As far as racing games go on PlayStation 4, Overpass offers something fairly unique. In this game from Bigben Interactive, it's you against the earth as you traverse harsh terrain as quickly as possible in ATVs and buggies. It's certainly a novel concept, but sadly the gameplay is about as refined as the craggy rocks that you're supposed to climb.

The game is framed to be relatively realistic, with your vehicle reacting to varied surfaces differently and the need to switch to differential lock when needs be. If you're riding an ATV, you'll also need to be mindful of weight distribution, as the position of the driver can make all the difference while you're navigating tricky obstacles. In this respect, Overpass does a pretty decent job; whether it's an obstacle course or a hill climb, you really have to fight the physics system to conquer the track.

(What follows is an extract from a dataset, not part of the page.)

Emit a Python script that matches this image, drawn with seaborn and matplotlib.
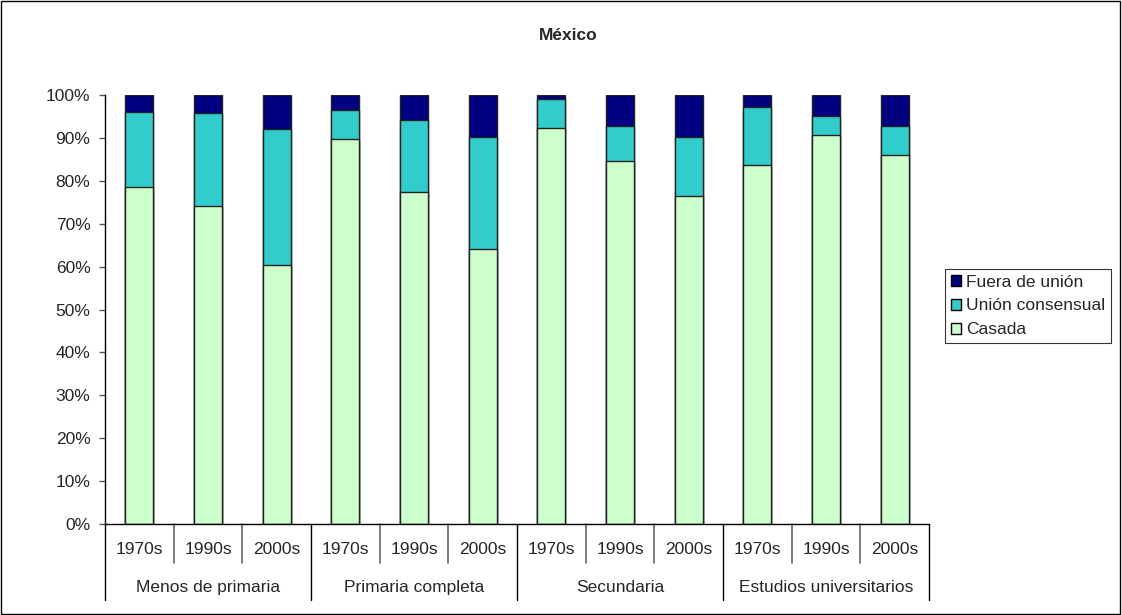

Unfortunately, this is partly where the game falls down. Sure, you're meant to feel like you're in a battle with the landscape, but more often than not, the landscape wins. It's extremely easy to topple over, or get in a position where it's nigh impossible to move forward. You can respawn whenever you need to, but the balance feels off. This is a very unforgiving game, especially as you'll also be penalised for breaking barrier tape or crossing certain obstacles the wrong way.

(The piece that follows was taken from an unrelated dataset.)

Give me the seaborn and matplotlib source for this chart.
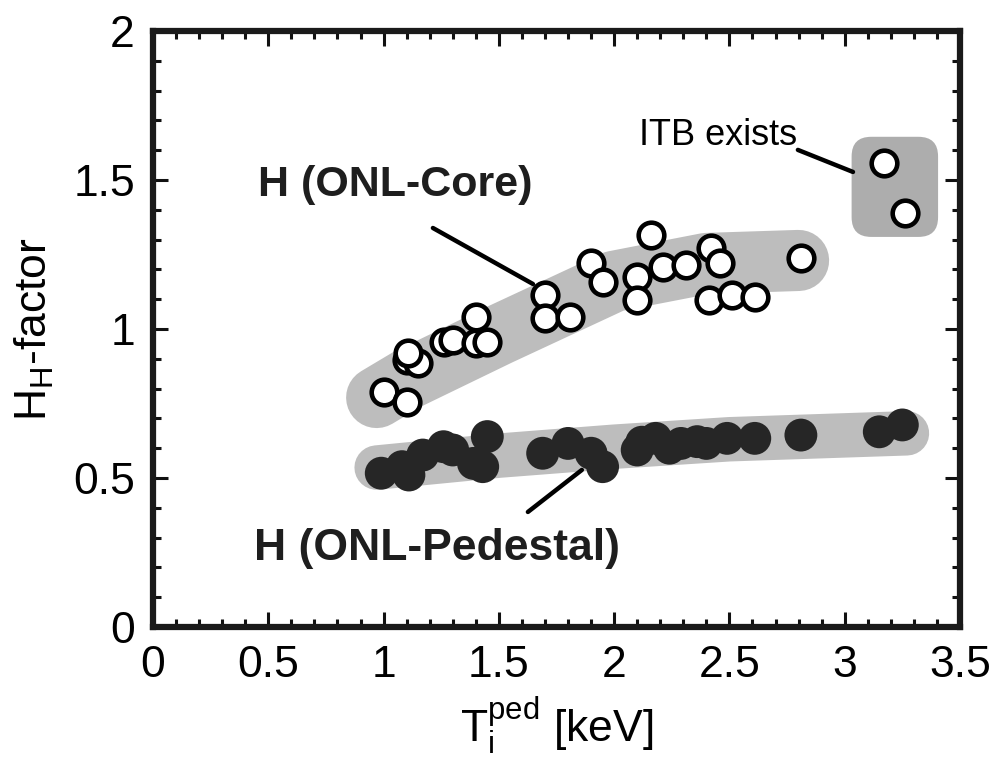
import numpy as np
import pandas as pd
import matplotlib
matplotlib.use("Agg")
import matplotlib.pyplot as plt
import seaborn as sns
from matplotlib.patches import FancyBboxPatch
from matplotlib.ticker import MultipleLocator

# ---------------- data ----------------
core_x = [1.00, 1.10, 1.10, 1.15, 1.105, 1.26, 1.30, 1.40, 1.40, 1.45,
          1.70, 1.70, 1.81, 1.90, 1.95, 2.16, 2.10, 2.10, 2.21, 2.31,
          2.42, 2.46, 2.41, 2.51, 2.61, 2.81]
core_y = [0.790, 0.756, 0.896, 0.885, 0.919, 0.957, 0.963, 1.041, 0.952, 0.957,
          1.114, 1.037, 1.041, 1.220, 1.159, 1.315, 1.176, 1.097, 1.209, 1.215,
          1.271, 1.220, 1.097, 1.114, 1.108, 1.237]

ped_x = [0.99, 1.08, 1.11, 1.17, 1.26, 1.30, 1.39, 1.45, 1.43,
         1.69, 1.80, 1.90, 1.95, 2.10, 2.12, 2.18, 2.24, 2.29, 2.36,
         2.40, 2.49, 2.61, 2.81, 3.15, 3.25]
ped_y = [0.516, 0.538, 0.510, 0.577, 0.605, 0.594, 0.549, 0.639, 0.538,
         0.583, 0.616, 0.583, 0.538, 0.594, 0.620, 0.633, 0.600, 0.616, 0.622,
         0.616, 0.633, 0.633, 0.644, 0.655, 0.678]

itb_x = [3.17, 3.26]
itb_y = [1.556, 1.388]

# shaded guide regions
core_band_x = [0.97, 1.10, 1.50, 2.00, 2.40, 2.80]
core_band_y = [0.77, 0.83, 0.98, 1.16, 1.22, 1.23]
ped_band_x = [0.97, 1.50, 2.00, 2.50, 3.27]
ped_band_y = [0.535, 0.575, 0.605, 0.630, 0.650]
itb_box_x = [3.03, 3.405]
itb_box_y = [1.309, 1.645]

# annotation texts and leader lines
label_core = "H (ONL-Core)"
label_core_pos = (1.05, 1.483)
line_core_x = [1.214, 1.648]
line_core_y = [1.339, 1.151]

label_ped = "H (ONL-Pedestal)"
label_ped_pos = (1.23, 0.265)
line_ped_x = [1.626, 1.860]
line_ped_y = [0.386, 0.527]

label_itb = "ITB exists"
label_itb_pos = (2.45, 1.648)
line_itb_x = [2.797, 3.036]
line_itb_y = [1.601, 1.527]

x_ticks = [0, 0.5, 1, 1.5, 2, 2.5, 3, 3.5]
x_tick_labels = ["0", "0.5", "1", "1.5", "2", "2.5", "3", "3.5"]
y_ticks = [0, 0.5, 1, 1.5, 2]
y_tick_labels = ["0", "0.5", "1", "1.5", "2"]

# ---------------- figure ----------------
sns.set_style("white")
plt.rcParams["font.family"] = ["Liberation Sans", "DejaVu Sans"]
plt.rcParams["mathtext.fontset"] = "custom"
plt.rcParams["mathtext.rm"] = "Liberation Sans"
plt.rcParams["mathtext.it"] = "Liberation Sans"
plt.rcParams["text.color"] = "black"
plt.rcParams["axes.labelcolor"] = "black"
plt.rcParams["xtick.color"] = "black"
plt.rcParams["ytick.color"] = "black"

fig = plt.figure(figsize=(9.98, 7.81), dpi=100)
ax = fig.add_axes([0.1533, 0.1972, 0.8086, 0.7631])

band_col = "#bdbdbd"
ax.plot(core_band_x, core_band_y, color=band_col, lw=44,
        solid_capstyle="round", solid_joinstyle="round", zorder=1)
ax.plot(ped_band_x, ped_band_y, color=band_col, lw=32,
        solid_capstyle="round", solid_joinstyle="round", zorder=1)
box = FancyBboxPatch((itb_box_x[0], itb_box_y[0]),
                     itb_box_x[1] - itb_box_x[0], itb_box_y[1] - itb_box_y[0],
                     boxstyle="round,pad=0,rounding_size=0.085",
                     mutation_aspect=0.774, facecolor="#adadad",
                     edgecolor="none", zorder=1)
ax.add_patch(box)

df_core = pd.DataFrame({"T": core_x, "H": core_y})
df_ped = pd.DataFrame({"T": ped_x, "H": ped_y})
df_itb = pd.DataFrame({"T": itb_x, "H": itb_y})

sns.scatterplot(data=df_ped, x="T", y="H", ax=ax, s=560, color="#262626",
                edgecolor="none", linewidth=0, zorder=3, legend=False)
sns.scatterplot(data=df_core, x="T", y="H", ax=ax, s=340, color="white",
                edgecolor="black", linewidth=3.3, zorder=4, legend=False)
sns.scatterplot(data=df_itb, x="T", y="H", ax=ax, s=340, color="white",
                edgecolor="black", linewidth=3.3, zorder=4, legend=False)

# leader lines
for lx, ly in [(line_core_x, line_core_y), (line_ped_x, line_ped_y),
               (line_itb_x, line_itb_y)]:
    ax.plot(lx, ly, color="black", lw=3.2, solid_capstyle="round", zorder=5)

ax.text(*label_core_pos, label_core, fontsize=31, fontweight="bold",
        ha="center", va="center", color="#1e1e1e", zorder=6)
ax.text(*label_ped_pos, label_ped, fontsize=32, fontweight="bold",
        ha="center", va="center", color="#1e1e1e", zorder=6)
ax.text(*label_itb_pos, label_itb, fontsize=26,
        ha="center", va="center", color="black", zorder=6)

ax.set_xlim(0, 3.5)
ax.set_ylim(0, 2)
ax.set_xticks(x_ticks)
ax.set_xticklabels(x_tick_labels)
ax.set_yticks(y_ticks)
ax.set_yticklabels(y_tick_labels)
ax.xaxis.set_minor_locator(MultipleLocator(0.1))
ax.yaxis.set_minor_locator(MultipleLocator(0.1))
ax.tick_params(which="both", direction="in", top=True, right=True,
               bottom=True, left=True, color="#111111", width=2.2)
ax.tick_params(which="major", length=11, labelsize=32, pad=13)
ax.tick_params(which="minor", length=6)
for sp in ax.spines.values():
    sp.set_visible(True)
    sp.set_linewidth(4.5)
    sp.set_color("#1a1a1a")

ax.set_xlabel(r"$\mathregular{T_i^{ped}}$ [keV]", fontsize=32, labelpad=6)
ax.set_ylabel(r"H$_\mathregular{H}$-factor", fontsize=32, labelpad=12)

fig.savefig("out.png", dpi=100, facecolor="white")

Not helping is the unwieldy nature of the handling. At times it can feel pretty good to drive through each location, but again, the simulation aspect gets in the way of the fun. The vehicles you'll be driving have lots of power, but they also have twitchy steering, and because you're never on an even surface, getting to grips with these things is tough. We imagine the right player will relish the challenge of taming this game, but we suspect many will throw in the towel early on.

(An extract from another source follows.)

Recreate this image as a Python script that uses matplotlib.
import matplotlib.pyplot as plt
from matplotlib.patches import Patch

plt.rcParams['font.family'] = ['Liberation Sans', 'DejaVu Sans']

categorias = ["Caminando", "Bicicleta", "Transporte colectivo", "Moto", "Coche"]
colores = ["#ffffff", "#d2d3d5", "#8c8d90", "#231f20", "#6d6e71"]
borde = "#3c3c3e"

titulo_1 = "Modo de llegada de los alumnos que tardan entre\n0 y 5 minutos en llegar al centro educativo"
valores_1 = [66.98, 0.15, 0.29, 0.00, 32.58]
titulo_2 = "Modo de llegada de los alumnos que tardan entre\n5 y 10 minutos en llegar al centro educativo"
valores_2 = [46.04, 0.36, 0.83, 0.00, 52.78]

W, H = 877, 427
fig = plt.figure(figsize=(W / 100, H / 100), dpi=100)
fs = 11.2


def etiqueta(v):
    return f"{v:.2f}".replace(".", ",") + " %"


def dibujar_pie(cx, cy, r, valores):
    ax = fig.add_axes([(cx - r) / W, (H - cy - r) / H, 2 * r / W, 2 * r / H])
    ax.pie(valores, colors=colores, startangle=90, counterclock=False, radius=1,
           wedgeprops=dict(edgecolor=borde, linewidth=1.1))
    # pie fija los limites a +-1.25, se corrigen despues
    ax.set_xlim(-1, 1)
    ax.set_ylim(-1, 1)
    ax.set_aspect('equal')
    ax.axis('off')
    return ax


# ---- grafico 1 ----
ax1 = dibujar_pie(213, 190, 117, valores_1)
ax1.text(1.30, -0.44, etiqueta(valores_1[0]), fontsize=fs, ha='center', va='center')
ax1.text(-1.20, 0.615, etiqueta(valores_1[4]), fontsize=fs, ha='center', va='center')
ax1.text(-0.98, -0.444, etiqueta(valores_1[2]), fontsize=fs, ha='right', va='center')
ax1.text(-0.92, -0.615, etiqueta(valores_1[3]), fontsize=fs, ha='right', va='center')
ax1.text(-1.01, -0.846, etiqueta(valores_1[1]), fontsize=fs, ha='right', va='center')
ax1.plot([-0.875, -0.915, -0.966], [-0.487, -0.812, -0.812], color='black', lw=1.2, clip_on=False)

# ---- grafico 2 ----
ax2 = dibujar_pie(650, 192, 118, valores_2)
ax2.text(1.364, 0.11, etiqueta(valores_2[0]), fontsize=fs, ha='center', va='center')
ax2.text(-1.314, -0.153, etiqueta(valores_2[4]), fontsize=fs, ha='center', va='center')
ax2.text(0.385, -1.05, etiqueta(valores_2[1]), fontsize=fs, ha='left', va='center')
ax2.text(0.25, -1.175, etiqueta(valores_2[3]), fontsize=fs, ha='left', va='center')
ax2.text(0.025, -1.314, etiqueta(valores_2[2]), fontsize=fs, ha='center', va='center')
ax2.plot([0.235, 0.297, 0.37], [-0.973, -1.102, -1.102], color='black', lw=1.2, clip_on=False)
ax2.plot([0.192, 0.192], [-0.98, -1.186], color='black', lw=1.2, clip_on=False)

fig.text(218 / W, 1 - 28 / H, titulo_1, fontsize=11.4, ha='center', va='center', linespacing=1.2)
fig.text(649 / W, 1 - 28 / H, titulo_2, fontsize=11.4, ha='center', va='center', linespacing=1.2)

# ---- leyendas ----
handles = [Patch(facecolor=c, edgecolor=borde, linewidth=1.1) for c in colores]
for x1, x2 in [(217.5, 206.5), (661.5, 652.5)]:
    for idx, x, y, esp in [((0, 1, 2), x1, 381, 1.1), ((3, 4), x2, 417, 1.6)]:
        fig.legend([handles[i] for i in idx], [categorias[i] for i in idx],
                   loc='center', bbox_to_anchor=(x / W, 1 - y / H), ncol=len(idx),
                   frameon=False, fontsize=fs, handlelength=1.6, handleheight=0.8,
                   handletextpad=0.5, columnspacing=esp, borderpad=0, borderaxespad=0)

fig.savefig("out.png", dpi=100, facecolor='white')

Visually, the game isn't half bad, but the audio is another matter. Vehicle sounds in particular are a lowlight; if you have any company while playing this, don't be surprised if the terrible engine noises leave you alone with the TV. In terms of performance, the game is mostly fine, running at a steady 30 frames per second -- unless you try playing split screen.

The lack of polish is a shame, because the courses are well designed with multiple potential routes, and the core idea is solid. There's a Career mode in which you'll compete through numerous seasons, earning money for better vehicles and parts, while Quick Race lets you hop into any track and have at it. Split screen or online multiplayer expand your options too -- it's a fairly well rounded game. However, the gameplay is just not where it needs to be; it's a real uphill struggle. That might be apt, but it isn't all that fun.

Conclusion

Overpass has a neat idea at its core, but it's struggled to pull it off effectively. Surmounting treacherous terrain against the clock is sadly not as fun as it sounds, and you're more likely to get frustrated by the iffy handling and strict rules. There's the kernel of a good game here, and we don't doubt some people will enjoy overcoming this game's challenges, but a lack of polish where it matters most puts this game between a rock and a hard place.